Records from a dataset:
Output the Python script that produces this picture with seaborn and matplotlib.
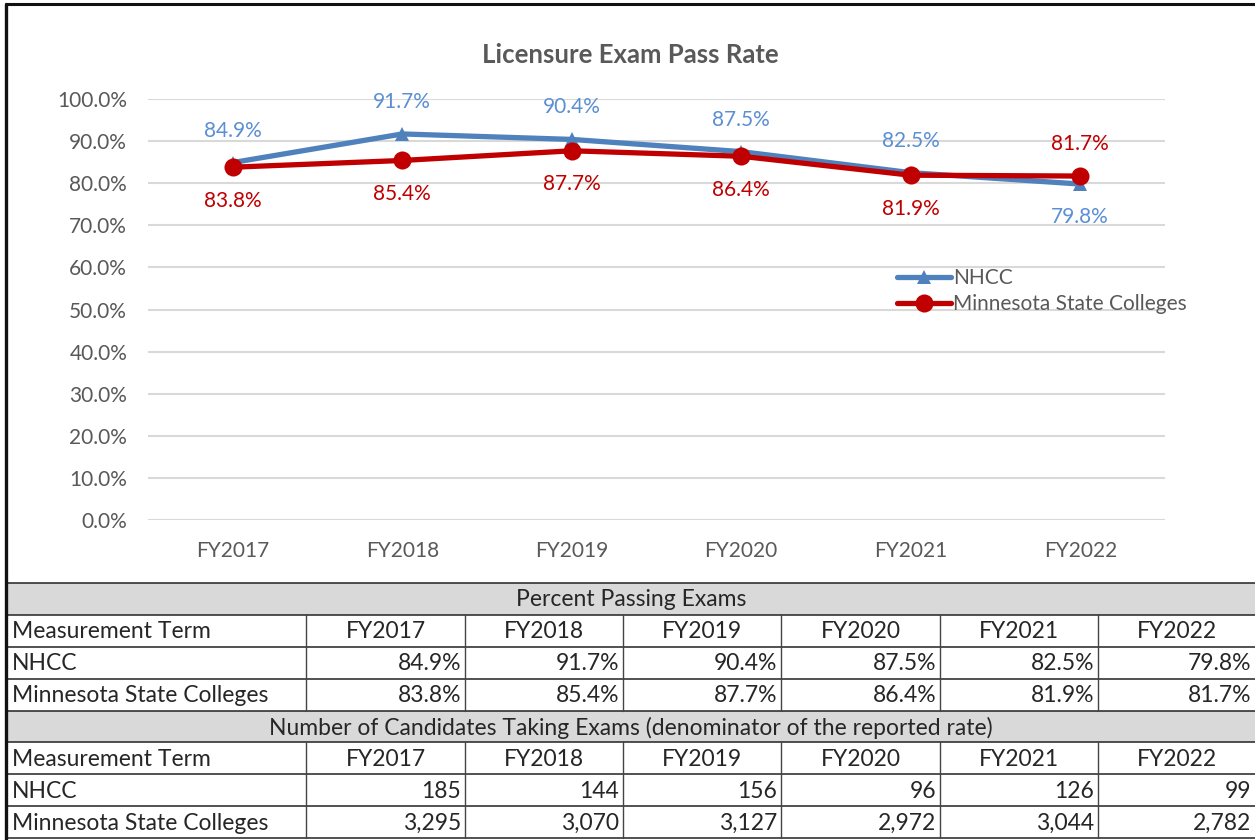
import pandas as pd
import matplotlib.pyplot as plt
import seaborn as sns
from matplotlib.ticker import FuncFormatter
from matplotlib.patches import Rectangle

sns.set_style('white')
plt.rcParams['font.family'] = ['Lato', 'DejaVu Sans']

# data
terms = ['FY2017', 'FY2018', 'FY2019', 'FY2020', 'FY2021', 'FY2022']
nhcc_rate = [84.9, 91.7, 90.4, 87.5, 82.5, 79.8]
mnsc_rate = [83.8, 85.4, 87.7, 86.4, 81.9, 81.7]
nhcc_count = [185, 144, 156, 96, 126, 99]
mnsc_count = [3295, 3070, 3127, 2972, 3044, 2782]
series_names = ['NHCC', 'Minnesota State Colleges']
title = 'Licensure Exam Pass Rate'
table_head1 = 'Percent Passing Exams'
table_head2 = 'Number of Candidates Taking Exams (denominator of the reported rate)'
row_label = 'Measurement Term'

BLUE = '#4F81BD'
BLUE_LBL = '#5B8FD3'
RED = '#C00000'
GRAY = '#595959'

W, H = 1255, 840
fig = plt.figure(figsize=(W / 100, H / 100), dpi=100)

ax = fig.add_axes([148 / W, 1 - 520 / H, (1165 - 148) / W, (520 - 99) / H])

df_n = pd.DataFrame({'term': terms, 'rate': nhcc_rate})
df_m = pd.DataFrame({'term': terms, 'rate': mnsc_rate})

sns.lineplot(data=df_n, x='term', y='rate', color=BLUE, linewidth=3.8,
             marker='^', markersize=10, markeredgewidth=0, label=series_names[0],
             ax=ax, zorder=3)
sns.lineplot(data=df_m, x='term', y='rate', color=RED, linewidth=3.8,
             marker='o', markersize=13, markeredgewidth=0, label=series_names[1],
             ax=ax, zorder=4)

# data labels: higher value above, lower below
for i, (a, b) in enumerate(zip(nhcc_rate, mnsc_rate)):
    da = 23 if a >= b else -24
    db = -24 if a >= b else 23
    ax.annotate(f'{a:.1f}%', (i, a), xytext=(0, da), textcoords='offset points',
                ha='center', va='center', color=BLUE_LBL, fontsize=15)
    ax.annotate(f'{b:.1f}%', (i, b), xytext=(0, db), textcoords='offset points',
                ha='center', va='center', color=RED, fontsize=15)

ax.set_xlim(-0.5, len(terms) - 0.5)
ax.set_ylim(0, 100)
ax.set_yticks(range(0, 101, 10))
ax.yaxis.set_major_formatter(FuncFormatter(lambda v, p: f'{v:.1f}%'))
ax.grid(axis='y', color='#D9D9D9', linewidth=1.5)
ax.grid(axis='x', visible=False)
for s in ax.spines.values():
    s.set_visible(False)
ax.tick_params(length=0, labelsize=15, labelcolor=GRAY)
ax.tick_params(axis='y', pad=15)
ax.tick_params(axis='x', pad=15)
ax.set_xlabel('')
ax.set_ylabel('')

ax.legend(loc='upper left', bbox_to_anchor=(897 / W, 1 - 268 / H),
          bbox_transform=fig.transFigure, frameon=False, fontsize=15,
          labelcolor=GRAY, handlelength=2.6, handletextpad=0.1,
          labelspacing=0.3, borderpad=0, borderaxespad=0)

fig.text(630 / W, 1 - 55 / H, title, ha='center', va='center',
         fontsize=18.5, fontweight='bold', color=GRAY)

# table + frame drawn in pixel coordinates
tax = fig.add_axes([0, 0, 1, 1], zorder=5)
tax.set_xlim(0, W)
tax.set_ylim(H, 0)
tax.axis('off')
tax.patch.set_visible(False)

row_y = [583, 615, 647, 679, 711, 742, 774, 806, 838]
col_x = [7, 306, 465, 623, 781, 940, 1098, 1255]

for k in (0, 4):
    tax.add_patch(Rectangle((col_x[0], row_y[k]), col_x[-1] - col_x[0],
                            row_y[k + 1] - row_y[k], facecolor='#D9D9D9',
                            edgecolor='none'))
for y in row_y:
    tax.plot([col_x[0], col_x[-1]], [y, y], color='#222222', lw=1.1)
for k in (1, 5):
    for x in col_x[1:-1]:
        tax.plot([x, x], [row_y[k], row_y[k + 3]], color='#444444', lw=1.0)

# chart frame
tax.plot([6, W], [4, 4], color='#111111', lw=2.2)
tax.plot([6, 6], [4, H], color='#111111', lw=2.4)

fs = 16.5
cy = lambda k: (row_y[k] + row_y[k + 1]) / 2 + 1
tax.text((col_x[0] + col_x[-1]) / 2, cy(0), table_head1, ha='center', va='center', fontsize=fs)
tax.text((col_x[0] + col_x[-1]) / 2, cy(4), table_head2, ha='center', va='center', fontsize=fs)

blocks = [
    (1, [f'{v:.1f}%' for v in nhcc_rate], [f'{v:.1f}%' for v in mnsc_rate]),
    (5, [f'{v:,}' for v in nhcc_count], [f'{v:,}' for v in mnsc_count]),
]
for k, n_vals, m_vals in blocks:
    tax.text(col_x[0] + 5, cy(k), row_label, ha='left', va='center', fontsize=fs)
    tax.text(col_x[0] + 5, cy(k + 1), series_names[0], ha='left', va='center', fontsize=fs)
    tax.text(col_x[0] + 5, cy(k + 2), series_names[1], ha='left', va='center', fontsize=fs)
    for j, t in enumerate(terms):
        xl, xr = col_x[j + 1], col_x[j + 2]
        tax.text((xl + xr) / 2, cy(k), t, ha='center', va='center', fontsize=fs)
        tax.text(xr - 4, cy(k + 1), n_vals[j], ha='right', va='center', fontsize=fs)
        tax.text(xr - 4, cy(k + 2), m_vals[j], ha='right', va='center', fontsize=fs)

fig.savefig('out.png', dpi=100)
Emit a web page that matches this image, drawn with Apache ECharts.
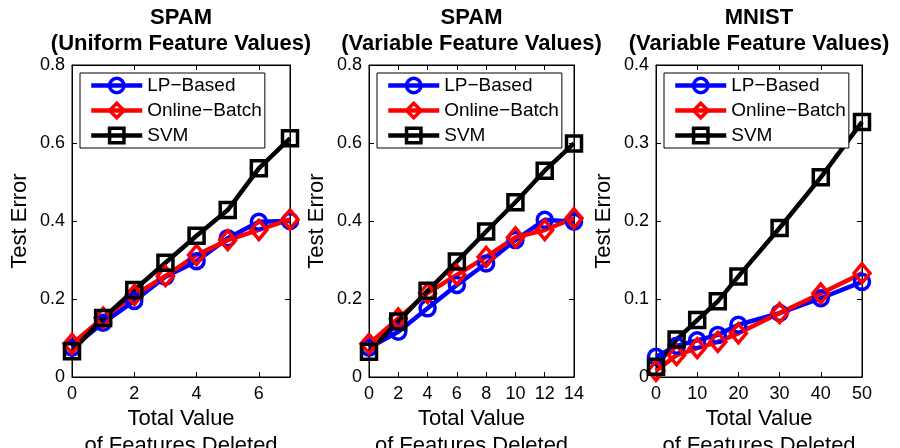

Work to complete: Copy out every line of the listing that includes the string "drawn".

Response below:
# table + frame drawn in pixel coordinates
Emit a web page that matches this image, drawn with Apache ECharts.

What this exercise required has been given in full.